= What to work on =
Return the whole listing, line for line, without the pictures in it.

= Dataset excerpt =
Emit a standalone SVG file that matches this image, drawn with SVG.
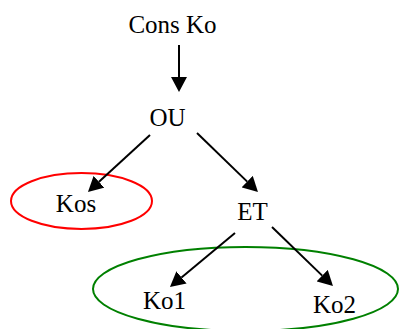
<svg xmlns="http://www.w3.org/2000/svg" width="399" height="329" viewBox="0 0 399 329">
<style>
text{font-family:"Liberation Serif","Times New Roman",serif;font-size:25px;fill:#000;text-anchor:middle}
.edge{stroke:#000;stroke-width:2;fill:none}
.ell{fill:none;stroke-width:2}
</style>
<defs>
<marker id="ah" viewBox="0 0 15 16" refX="0" refY="8" markerWidth="15" markerHeight="16" markerUnits="userSpaceOnUse" orient="auto">
<path d="M0,0 L15,8 L0,16 z" fill="#000"/>
</marker>
</defs>
<rect width="399" height="329" fill="#fff"/>
<g id="groups">
<ellipse id="grp-kos" class="ell" cx="81.5" cy="201" rx="70.5" ry="28" stroke="#ff0000"/>
<ellipse id="grp-ko" class="ell" cx="245.5" cy="289" rx="152.5" ry="42" stroke="#008000"/>
</g>
<g id="connectors">
<line class="edge" x1="179" y1="45" x2="179" y2="77" marker-end="url(#ah)"/>
<line class="edge" x1="150" y1="135" x2="99" y2="181.8" marker-end="url(#ah)"/>
<line class="edge" x1="197" y1="133" x2="247.2" y2="181.6" marker-end="url(#ah)"/>
<line class="edge" x1="235" y1="233" x2="181.5" y2="277.4" marker-end="url(#ah)"/>
<line class="edge" x1="272" y1="227" x2="322.2" y2="275.6" marker-end="url(#ah)"/>
</g>
<g id="n-cons"><text x="172.5" y="33">Cons Ko</text></g>
<g id="n-ou"><text x="167.5" y="126">OU</text></g>
<g id="n-kos"><text x="76" y="212">Kos</text></g>
<g id="n-et"><text x="252.5" y="220">ET</text></g>
<g id="n-ko1"><text x="164.5" y="309">Ko1</text></g>
<g id="n-ko2"><text x="334.5" y="313">Ko2</text></g>
</svg>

= Result for this exercise =
Emit a standalone SVG file that matches this image, drawn with SVG.
<svg xmlns="http://www.w3.org/2000/svg" width="399" height="329" viewBox="0 0 399 329">
<style>
text{font-family:"Liberation Serif","Times New Roman",serif;font-size:25px;fill:#000;text-anchor:middle}
.edge{stroke:#000;stroke-width:2;fill:none}
.ell{fill:none;stroke-width:2}
</style>
<defs>
<marker id="ah" viewBox="0 0 15 16" refX="0" refY="8" markerWidth="15" markerHeight="16" markerUnits="userSpaceOnUse" orient="auto">
<path d="M0,0 L15,8 L0,16 z" fill="#000"/>
</marker>
</defs>
<rect width="399" height="329" fill="#fff"/>
<g id="groups">
<ellipse id="grp-kos" class="ell" cx="81.5" cy="201" rx="70.5" ry="28" stroke="#ff0000"/>
<ellipse id="grp-ko" class="ell" cx="245.5" cy="289" rx="152.5" ry="42" stroke="#008000"/>
</g>
<g id="connectors">
<line class="edge" x1="179" y1="45" x2="179" y2="77" marker-end="url(#ah)"/>
<line class="edge" x1="150" y1="135" x2="99" y2="181.8" marker-end="url(#ah)"/>
<line class="edge" x1="197" y1="133" x2="247.2" y2="181.6" marker-end="url(#ah)"/>
<line class="edge" x1="235" y1="233" x2="181.5" y2="277.4" marker-end="url(#ah)"/>
<line class="edge" x1="272" y1="227" x2="322.2" y2="275.6" marker-end="url(#ah)"/>
</g>
<g id="n-cons"><text x="172.5" y="33">Cons Ko</text></g>
<g id="n-ou"><text x="167.5" y="126">OU</text></g>
<g id="n-kos"><text x="76" y="212">Kos</text></g>
<g id="n-et"><text x="252.5" y="220">ET</text></g>
<g id="n-ko1"><text x="164.5" y="309">Ko1</text></g>
<g id="n-ko2"><text x="334.5" y="313">Ko2</text></g>
</svg>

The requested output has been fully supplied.